Problem details
Repeat the listing exactly as given, omitting every image.

Dataset extract
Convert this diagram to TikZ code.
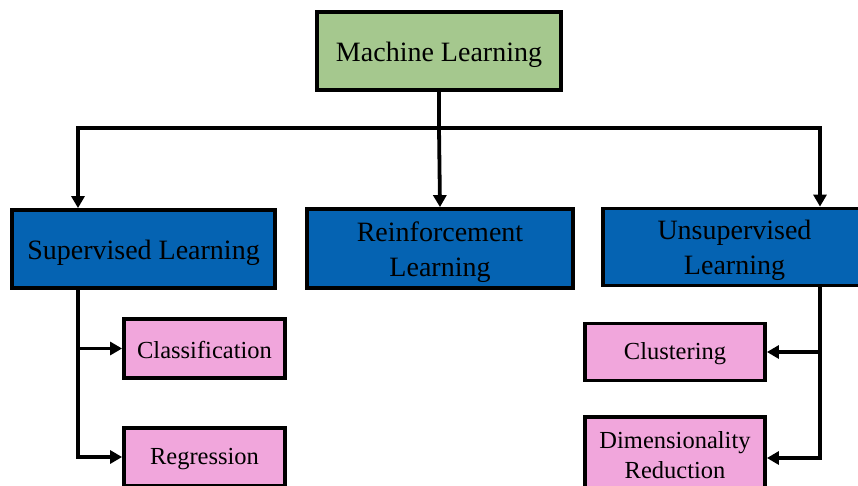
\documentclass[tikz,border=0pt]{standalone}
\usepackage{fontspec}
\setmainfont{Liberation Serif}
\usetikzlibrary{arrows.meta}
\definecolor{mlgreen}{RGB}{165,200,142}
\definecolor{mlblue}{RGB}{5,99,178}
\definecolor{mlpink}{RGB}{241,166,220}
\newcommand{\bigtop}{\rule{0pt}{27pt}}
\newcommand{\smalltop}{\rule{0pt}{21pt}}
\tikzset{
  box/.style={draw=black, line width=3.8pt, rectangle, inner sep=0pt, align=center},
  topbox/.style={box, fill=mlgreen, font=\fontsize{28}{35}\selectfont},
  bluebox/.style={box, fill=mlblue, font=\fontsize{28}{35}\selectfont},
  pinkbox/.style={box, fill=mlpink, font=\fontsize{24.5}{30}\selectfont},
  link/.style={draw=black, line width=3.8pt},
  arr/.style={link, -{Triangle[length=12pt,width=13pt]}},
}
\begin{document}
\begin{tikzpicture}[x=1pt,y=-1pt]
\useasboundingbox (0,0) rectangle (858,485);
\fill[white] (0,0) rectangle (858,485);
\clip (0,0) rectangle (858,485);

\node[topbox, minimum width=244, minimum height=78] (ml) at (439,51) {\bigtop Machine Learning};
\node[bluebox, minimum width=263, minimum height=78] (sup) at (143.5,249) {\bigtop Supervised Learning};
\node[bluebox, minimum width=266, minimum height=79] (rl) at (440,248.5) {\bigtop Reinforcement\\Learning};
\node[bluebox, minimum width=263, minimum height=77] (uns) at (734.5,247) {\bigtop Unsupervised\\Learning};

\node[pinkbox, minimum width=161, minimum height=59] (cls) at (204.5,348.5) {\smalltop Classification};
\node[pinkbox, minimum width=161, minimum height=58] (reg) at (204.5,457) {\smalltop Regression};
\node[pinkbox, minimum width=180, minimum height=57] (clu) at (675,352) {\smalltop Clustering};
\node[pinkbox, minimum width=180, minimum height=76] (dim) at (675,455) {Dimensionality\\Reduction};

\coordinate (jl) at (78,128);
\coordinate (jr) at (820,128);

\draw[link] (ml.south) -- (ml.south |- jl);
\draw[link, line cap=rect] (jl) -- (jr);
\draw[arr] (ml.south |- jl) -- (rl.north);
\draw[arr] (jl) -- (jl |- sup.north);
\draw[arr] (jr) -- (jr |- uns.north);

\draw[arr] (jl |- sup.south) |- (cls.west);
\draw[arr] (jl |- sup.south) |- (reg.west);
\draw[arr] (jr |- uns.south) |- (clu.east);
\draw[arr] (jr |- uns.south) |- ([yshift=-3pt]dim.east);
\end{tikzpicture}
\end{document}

Problem solution
Convert this diagram to TikZ code.
\documentclass[tikz,border=0pt]{standalone}
\usepackage{fontspec}
\setmainfont{Liberation Serif}
\usetikzlibrary{arrows.meta}
\definecolor{mlgreen}{RGB}{165,200,142}
\definecolor{mlblue}{RGB}{5,99,178}
\definecolor{mlpink}{RGB}{241,166,220}
\newcommand{\bigtop}{\rule{0pt}{27pt}}
\newcommand{\smalltop}{\rule{0pt}{21pt}}
\tikzset{
  box/.style={draw=black, line width=3.8pt, rectangle, inner sep=0pt, align=center},
  topbox/.style={box, fill=mlgreen, font=\fontsize{28}{35}\selectfont},
  bluebox/.style={box, fill=mlblue, font=\fontsize{28}{35}\selectfont},
  pinkbox/.style={box, fill=mlpink, font=\fontsize{24.5}{30}\selectfont},
  link/.style={draw=black, line width=3.8pt},
  arr/.style={link, -{Triangle[length=12pt,width=13pt]}},
}
\begin{document}
\begin{tikzpicture}[x=1pt,y=-1pt]
\useasboundingbox (0,0) rectangle (858,485);
\fill[white] (0,0) rectangle (858,485);
\clip (0,0) rectangle (858,485);

\node[topbox, minimum width=244, minimum height=78] (ml) at (439,51) {\bigtop Machine Learning};
\node[bluebox, minimum width=263, minimum height=78] (sup) at (143.5,249) {\bigtop Supervised Learning};
\node[bluebox, minimum width=266, minimum height=79] (rl) at (440,248.5) {\bigtop Reinforcement\\Learning};
\node[bluebox, minimum width=263, minimum height=77] (uns) at (734.5,247) {\bigtop Unsupervised\\Learning};

\node[pinkbox, minimum width=161, minimum height=59] (cls) at (204.5,348.5) {\smalltop Classification};
\node[pinkbox, minimum width=161, minimum height=58] (reg) at (204.5,457) {\smalltop Regression};
\node[pinkbox, minimum width=180, minimum height=57] (clu) at (675,352) {\smalltop Clustering};
\node[pinkbox, minimum width=180, minimum height=76] (dim) at (675,455) {Dimensionality\\Reduction};

\coordinate (jl) at (78,128);
\coordinate (jr) at (820,128);

\draw[link] (ml.south) -- (ml.south |- jl);
\draw[link, line cap=rect] (jl) -- (jr);
\draw[arr] (ml.south |- jl) -- (rl.north);
\draw[arr] (jl) -- (jl |- sup.north);
\draw[arr] (jr) -- (jr |- uns.north);

\draw[arr] (jl |- sup.south) |- (cls.west);
\draw[arr] (jl |- sup.south) |- (reg.west);
\draw[arr] (jr |- uns.south) |- (clu.east);
\draw[arr] (jr |- uns.south) |- ([yshift=-3pt]dim.east);
\end{tikzpicture}
\end{document}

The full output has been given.